Tag Archives: marijuna reform

Misunderstanding Motivation

13 Apr

I am increasingly fascinated by our collective ignorance of what drives our desires, actions, and visions of delight – as our basest needs are met, wealth and “utility,” the cold economic term for happiness, diverge logarithmically. And I am not the only one focusing on this. Dan Pink did a wonderful talk at RSA on the subject. David Brooks wrote a book and a piece in the New Yorker on this question as well. I can’t go a week without reading a story how wealth and happiness only partially relate at all, and rarely directly.

Our laws, legal system and public policy, of course, will lag such scientific understanding or debate. Transforming new academic positions into productive governmental positions take time. But as the simplistic economic rational actor theory – that all people will logically and predictably choose more of a good than less, and make personal choices to maximize their economic situation at the least cost – becomes more and more exposed as trite and incomplete at best, our laws and policies based upon that theory are revealed as incongruous to the facts. Our tax laws and penal code are based upon the idea that we can induce, encourage, and incentivize behavior (Nudge it, perhaps) based upon cash pay outs or punishments, carrots and sticks, because Americans are rational actors. Let me give two seemingly unrelated examples where that is clearly not the case: NPR and marijuana.   

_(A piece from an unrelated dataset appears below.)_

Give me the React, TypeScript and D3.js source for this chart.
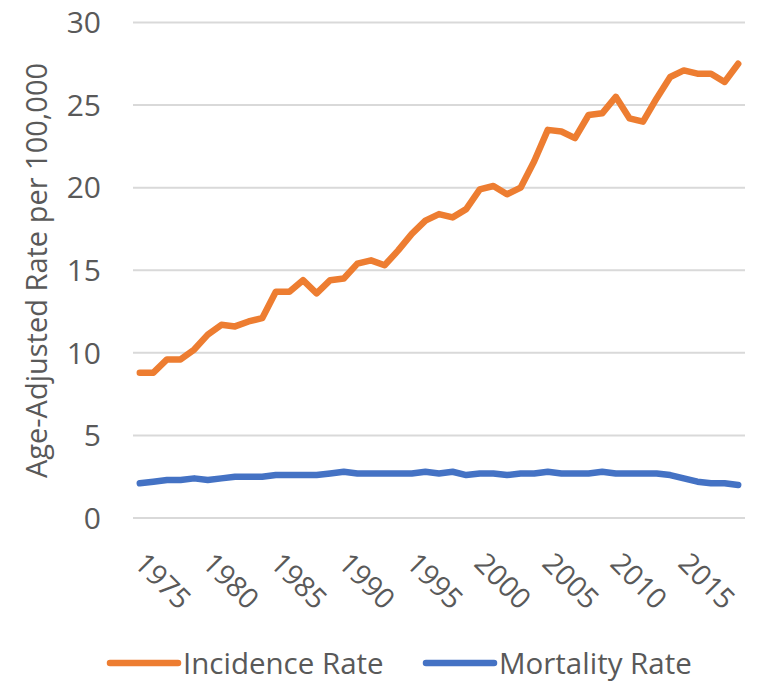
import { useEffect, useRef } from 'react';
import * as d3 from 'd3';

const years = d3.range(1975, 2020).map(String);
const incidence = [
  8.8, 8.8, 9.6, 9.6, 10.2, 11.1, 11.7, 11.6, 11.9, 12.1,
  13.7, 13.7, 14.4, 13.6, 14.4, 14.5, 15.4, 15.6, 15.3, 16.2,
  17.2, 18.0, 18.4, 18.2, 18.7, 19.9, 20.1, 19.6, 20.0, 21.6,
  23.5, 23.4, 23.0, 24.4, 24.5, 25.5, 24.2, 24.0, 25.4, 26.7,
  27.1, 26.9, 26.9, 26.4, 27.5,
];
const mortality = [
  2.1, 2.2, 2.3, 2.3, 2.4, 2.3, 2.4, 2.5, 2.5, 2.5,
  2.6, 2.6, 2.6, 2.6, 2.7, 2.8, 2.7, 2.7, 2.7, 2.7,
  2.7, 2.8, 2.7, 2.8, 2.6, 2.7, 2.7, 2.6, 2.7, 2.7,
  2.8, 2.7, 2.7, 2.7, 2.8, 2.7, 2.7, 2.7, 2.7, 2.6,
  2.4, 2.2, 2.1, 2.1, 2.0,
];
const yTicks = [0, 5, 10, 15, 20, 25, 30];
const labelYears = ['1975', '1980', '1985', '1990', '1995', '2000', '2005', '2010', '2015'];
const seriesNames = ['Incidence Rate', 'Mortality Rate'];
const seriesColors = ['#ED7D31', '#4472C4'];

const FONT = '"Open Sans", sans-serif';
const TEXT = '#595959';

export default function App() {
  const svgRef = useRef<SVGSVGElement>(null);
  const width = 758;
  const height = 684;

  useEffect(() => {
    if (!svgRef.current) return;
    const svg = d3.select(svgRef.current);
    svg.selectAll('*').remove();

    const left = 133, right = 745, top = 22.5, bottom = 518;

    const x = d3.scaleBand().domain(years).range([left, right]);
    const cx = (yr: string) => (x(yr) || 0) + x.bandwidth() / 2;
    const y = d3.scaleLinear().domain([0, 30]).range([bottom, top]);

    // gridlines
    svg.append('g')
      .selectAll('line')
      .data(yTicks)
      .enter().append('line')
      .attr('x1', left)
      .attr('x2', right)
      .attr('y1', d => y(d))
      .attr('y2', d => y(d))
      .attr('stroke', '#D9D9D9')
      .attr('stroke-width', 2);

    // y tick labels
    svg.append('g')
      .selectAll('text')
      .data(yTicks)
      .enter().append('text')
      .attr('x', 101)
      .attr('y', d => y(d))
      .attr('dy', '0.36em')
      .attr('text-anchor', 'end')
      .attr('font-family', FONT)
      .attr('font-size', 30)
      .attr('fill', TEXT)
      .text(d => d);

    // x tick labels, rotated
    svg.append('g')
      .selectAll('text')
      .data(labelYears)
      .enter().append('text')
      .attr('transform', d => `translate(${cx(d) - 7},565) rotate(45)`)
      .attr('text-anchor', 'start')
      .attr('font-family', FONT)
      .attr('font-size', 28.5)
      .attr('fill', TEXT)
      .text(d => d);

    // axis title
    svg.append('text')
      .attr('transform', `translate(47,270.5) rotate(-90)`)
      .attr('text-anchor', 'middle')
      .attr('font-family', FONT)
      .attr('font-size', 29)
      .attr('fill', TEXT)
      .text('Age-Adjusted Rate per 100,000');

    const line = d3.line<number>()
      .x((_, i) => cx(years[i]))
      .y(d => y(d));

    [incidence, mortality].forEach((data, k) => {
      svg.append('path')
        .datum(data)
        .attr('d', line)
        .attr('fill', 'none')
        .attr('stroke', seriesColors[k])
        .attr('stroke-width', 6.5)
        .attr('stroke-linejoin', 'round')
        .attr('stroke-linecap', 'round');
    });

    // legend
    const legendX = [110, 426];
    const legend = svg.append('g');
    seriesNames.forEach((name, k) => {
      legend.append('line')
        .attr('x1', legendX[k])
        .attr('x2', legendX[k] + 68)
        .attr('y1', 663)
        .attr('y2', 663)
        .attr('stroke', seriesColors[k])
        .attr('stroke-width', 6.5)
        .attr('stroke-linecap', 'round');
      legend.append('text')
        .attr('x', legendX[k] + 73)
        .attr('y', 663)
        .attr('dy', '0.36em')
        .attr('font-family', FONT)
        .attr('font-size', 29.5)
        .attr('fill', TEXT)
        .text(name);
    });
  }, []);

  return (
    <svg
      ref={svgRef}
      width={width}
      height={height}
      style={{ position: 'absolute', left: 0, top: 0, background: '#fff' }}
    />
  );
}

Lost in the debate about federal funding of NPR, as Republican politicians seemingly wish to exact revenge for some perceived slight, and Libertarians and budget cutters seek to remove the government from educating and informing the public via radio at all, is that if the economic rational actor theory was wholly accurate, NPR should not exist at all. Corporate NPR gets little of its funding from the federal government, but they are merely the news organization that produces the programming. The individual NPR station in towns and cities and rural areas across the country receive the greatest percentage of their funding from individual listeners. But it is in no one’s personal economic interest to donate their money to a radio station. Listening to the news is free, and as far as any individual can tell, the news will appear whether I give money or not. Why pay for an item when I can have it for no cost? That is not economically rational. As a tax break, I get a maximum of 35 cents back to my dollar donated – the rational economic choice is to keep the dollar.  Business donations make up the second major chunk of funding, but there too advertising dollars would be better spent. Why spend $1000 to get a ten second mention on NPR when I can have a full ad in another outlet or venue? Radio host Michael Medved speaks for many conservatives when he says he would donate money to NPR the day federal money dries up. Why? Because just like the motivation to donate to NPR, the debate about governmental funding of it is about a lot more than the economics.

Similarly, laws and public policy fail to account for, control, or incentive the use (or disuse) of marijuana. If man were a rational actor, the punishment for smoking pot would effectively discourage its use. But despite nearly 900,000 arrests a year, or roughly one in 25 who smoke regularly, marijuana remains the third most used recreational drug behind alcohol and tobacco. Roughly one third of Americans have smoked it at some point, and 25 million a year partake. Smoking pot is like speeding, jaywalking and drinking underage – technically illegal behavior that is widely socially accepted and now little influenced by the law. Thirty percent of Americans live in a jurisdiction with lax marijuana laws, and academic studies in those areas (plus Holland and other western nations that have taken similar steps) have shown that Doritos stay on the shelves and productivity does not decline. In other words, everyone who wants to smoke pot is smoking it, the world hasn’t ended, and our rational actor public policy needs to catch up with our understanding of human nature.